Det. Superintendent Murray said: “On the 20th anniversary of Inga Maria’s murder, police are publishing a map of the precise location where her body was found and a photograph of this location.
“Our inquiries lead us to believe that whoever killed Inga Maria and left her body in Ballypatrick Forest was familiar with that particular remote part of the forest.”
He said he needed to talk to anyone who would have had knowledge prior to April 1988 – whether through their work, or if they rented forestry plots or had any interest in the area.
The area where the teenager’s body was discovered is in the most western corner of Ballypatrick Forest, approximately two and a half miles from the Glenmakeeran Road and well off the main scenic drive through the forest which is used by the general public.
Det. Superintendent Murray said: “Inga Maria was a young woman with her whole life in front of her who met a terrible death in Northern Ireland.
“We owe it to her memory and to her parents back in Germany to bring her killer to justice. I believe a specific group of people with knowledge of Ballypatrick Forest can help us.
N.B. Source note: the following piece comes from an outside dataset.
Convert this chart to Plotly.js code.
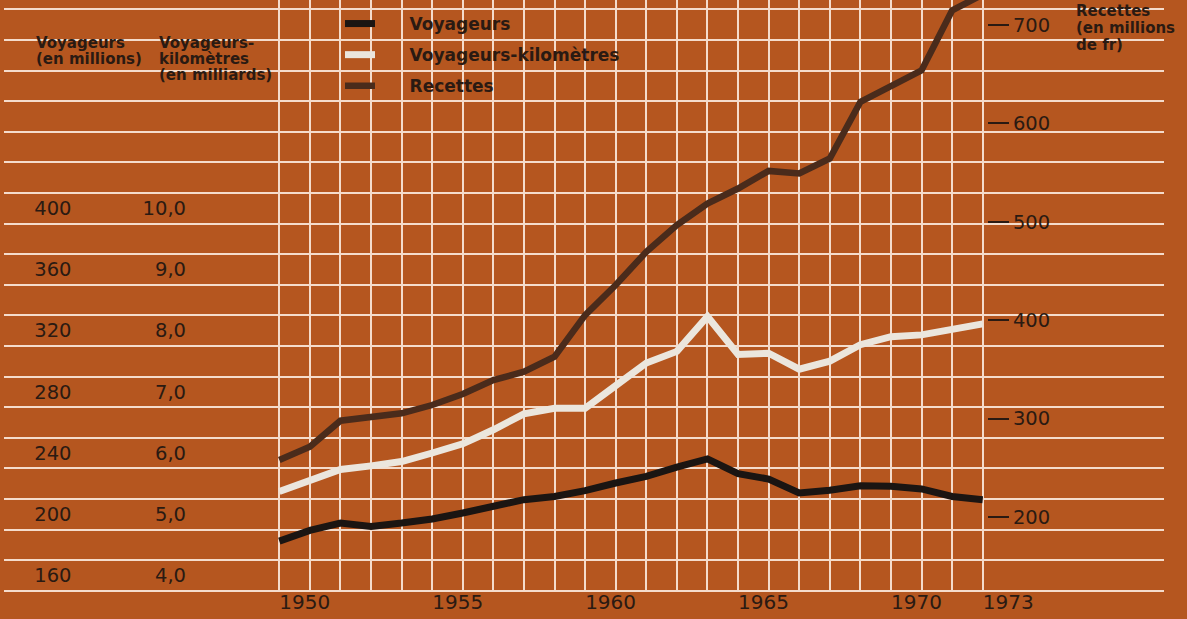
<!DOCTYPE html>
<html>
<head>
<meta charset="utf-8">
<script src="https://cdn.plot.ly/plotly-3.0.1.min.js"></script>
<style>
  html, body { margin: 0; padding: 0; background: #b5561f; }
  #chart { width: 1187px; height: 619px; }
</style>
</head>
<body>
<div id="chart"></div>
<script>
// ---- Data ----
const years = [1950, 1951, 1952, 1953, 1954, 1955, 1956, 1957, 1958, 1959, 1960, 1961,
               1962, 1963, 1964, 1965, 1966, 1967, 1968, 1969, 1970, 1971, 1972, 1973];
// Voyageurs (en millions)
const voyageurs = [182.4, 189.4, 194.2, 192.0, 194.2, 196.9, 200.8, 205.6, 209.5, 211.6, 215.4, 220.4,
                   224.7, 230.8, 236.1, 226.5, 223.0, 213.9, 215.6, 218.6, 218.2, 216.5, 211.6, 209.5];
// Voyageurs-kilomètres (en milliards)
const voyageursKm = [5.37, 5.54, 5.73, 5.79, 5.86, 6.00, 6.15, 6.38, 6.64, 6.73, 6.73, 7.10,
                     7.47, 7.66, 8.23, 7.61, 7.63, 7.37, 7.50, 7.77, 7.90, 7.93, 8.03, 8.11];
// Recettes (en millions de fr)
const recettes = [258, 271.5, 297.9, 302.0, 305.4, 313.8, 325.0, 339.2, 347.6, 362.9, 405.2, 435.7,
                  469.5, 496.6, 518.6, 533.8, 551.7, 549.1, 564.3, 621.8, 637.0, 653.9, 714.8, 731];

// ---- Tick labels ----
const xTickVals = years;
const xTickText = years.map(y => ([1950, 1955, 1960, 1965, 1970, 1973].includes(y) ? String(y) : ''));
const voyTickVals = [160, 200, 240, 280, 320, 360, 400];
const voyTickText = ['160', '200', '240', '280', '320', '360', '400'];
const vkTickVals = [4, 5, 6, 7, 8, 9, 10];
const vkTickText = ['4,0', '5,0', '6,0', '7,0', '8,0', '9,0', '10,0'];
const recTickVals = [200, 300, 400, 500, 600, 700];
const recTickText = ['200', '300', '400', '500', '600', '700'];

const seriesNames = ['Voyageurs', 'Voyageurs-kilomètres', 'Recettes'];

// ---- Style ----
const BG = '#b5561f';
const GRID = '#f5dccb';
const INK = '#2a1a12';
const FONT = 'DejaVu Sans';
const W = 1187, H = 619;
const M = {l: 4, r: 23, t: 0, b: 27};
const plotW = W - M.l - M.r, plotH = H - M.t - M.b;
// pixel -> paper helpers for text placement
const px = x => (x - M.l) / plotW;
const py = y => (H - M.b - y) / plotH;
const pad = '\u00a0\u00a0\u00a0\u00a0\u00a0';

const traces = [
  {x: years, y: voyageurs, yaxis: 'y', name: pad + seriesNames[0], legendgroup: 'a',
   mode: 'lines', line: {color: '#1b1512', width: 7}},
  {x: years, y: voyageursKm, yaxis: 'y2', name: pad + seriesNames[1], legendgroup: 'b',
   mode: 'lines', line: {color: '#ebe6dd', width: 7}},
  {x: years, y: recettes, yaxis: 'y3', name: pad + seriesNames[2], legendgroup: 'c',
   mode: 'lines', line: {color: '#4a2b1b', width: 6.5}}
];

const numFont = {family: FONT, size: 19.5, color: INK};
const titleFont = {family: FONT, size: 15, color: INK, weight: 'bold'};

function label(text, xpx, ypx, xanchor) {
  return {text: text, xref: 'paper', yref: 'paper', x: px(xpx), y: py(ypx),
          xanchor: xanchor || 'left', yanchor: 'middle', showarrow: false,
          font: titleFont, align: 'left'};
}

const layout = {
  width: W, height: H,
  margin: M,
  paper_bgcolor: BG, plot_bgcolor: BG,
  showlegend: true,
  legend: {xref: 'paper', yref: 'paper', x: px(340), y: py(6),
           xanchor: 'left', yanchor: 'top', bgcolor: 'rgba(0,0,0,0)',
           font: {family: FONT, size: 17, color: INK, weight: 'bold'},
           tracegroupgap: 6, itemwidth: 30},
  xaxis: {range: [1940.998, 1978.928], tickvals: xTickVals, ticktext: xTickText,
          showgrid: true, gridcolor: GRID, gridwidth: 2, zeroline: false, showline: false,
          ticks: '', tickangle: 0, ticklabelposition: 'outside right', ticklabelstandoff: -4,
          tickfont: {family: FONT, size: 20, color: INK}, fixedrange: true},
  yaxis: {range: [149.15, 536.08], tick0: 150, dtick: 20, showgrid: true, gridcolor: GRID, gridwidth: 2,
          zeroline: false, showline: false, showticklabels: false, fixedrange: true},
  yaxis4: {range: [149.15, 536.08], overlaying: 'y', anchor: 'free', position: px(71.5), side: 'left',
           tickvals: voyTickVals, ticktext: voyTickText, showgrid: false, zeroline: false,
           ticks: '', tickfont: numFont, fixedrange: true},
  yaxis2: {range: [3.7288, 13.402], overlaying: 'y', anchor: 'free', position: px(186), side: 'left',
           tickvals: vkTickVals, ticktext: vkTickText, showgrid: false, zeroline: false,
           ticks: '', tickfont: numFont, fixedrange: true},
  yaxis3: {range: [123.78, 725.41], overlaying: 'y', anchor: 'free', position: px(987), side: 'right',
           tickvals: recTickVals, ticktext: recTickText, showgrid: false, zeroline: false,
           ticks: 'outside', ticklen: 21, tickwidth: 2, tickcolor: INK,
           tickfont: numFont, fixedrange: true},
  annotations: [
    {text: 'Voyageurs', xref: 'paper', yref: 'paper', x: px(120), y: py(-1), xanchor: 'left',
     yanchor: 'bottom', showarrow: false, font: {family: FONT, size: 26, color: INK, weight: 'bold'}},
    label('Voyageurs', 34, 43),
    label('(en millions)', 34, 59),
    label('Voyageurs-', 157, 43),
    label('kilomètres', 157, 59),
    label('(en milliards)', 157, 75),
    label('Recettes', 1074, 11),
    label('(en millions', 1074, 28),
    label('de fr)', 1074, 45)
  ]
};

// helper trace to activate yaxis4 (labels only)
traces.push({x: [years[0]], y: [voyageurs[0]], yaxis: 'y4', mode: 'lines', showlegend: false,
             hoverinfo: 'skip', line: {width: 0}, opacity: 0});

Plotly.newPlot('chart', traces, layout, {displayModeBar: false, staticPlot: true});
</script>
</body>
</html>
I would ask them to do the right thing.
The PSNI has obtained advice from both behavioural and geographical profilers who agreed that the person responsible for the murder was likely to have been familiar with the specific location.
That, police said, was very significant as the location was so remote and was not used by the general public.
The location was known to have been used at the time by people who rented forestry plots – also working in the area were Forestry Service employees and sub-contract labourers.
It is also known that the forest was used by turf cutters who had rights to dig.
Police want all such people to now come forward to speak to them.
Mr Murray said: “There have been significant scientific advances in recent years in criminal investigation, and detectives from the PSNI’s Serious Crime Branch are using a number of processes to further our inquiries.”
He added: “We believe an important seam of information for this investigation lies within a small group of people who had a detailed knowledge of the area of forest where Inga Maria’s body was found.
“We need those people to come forward and talk to us. All such persons are asked to come forward regardless of whether or not they feel they can help.”
It was vital people came forward regardless of whether they had been spoken to by police at the time of the original investigation in 1988, he said.
He pledged “This investigation is active and it is progressing. Our focus now is on those people who knew that part of Ballypatrick Forest 20 years ago. We need them, or anyone who knows them, to come forward.”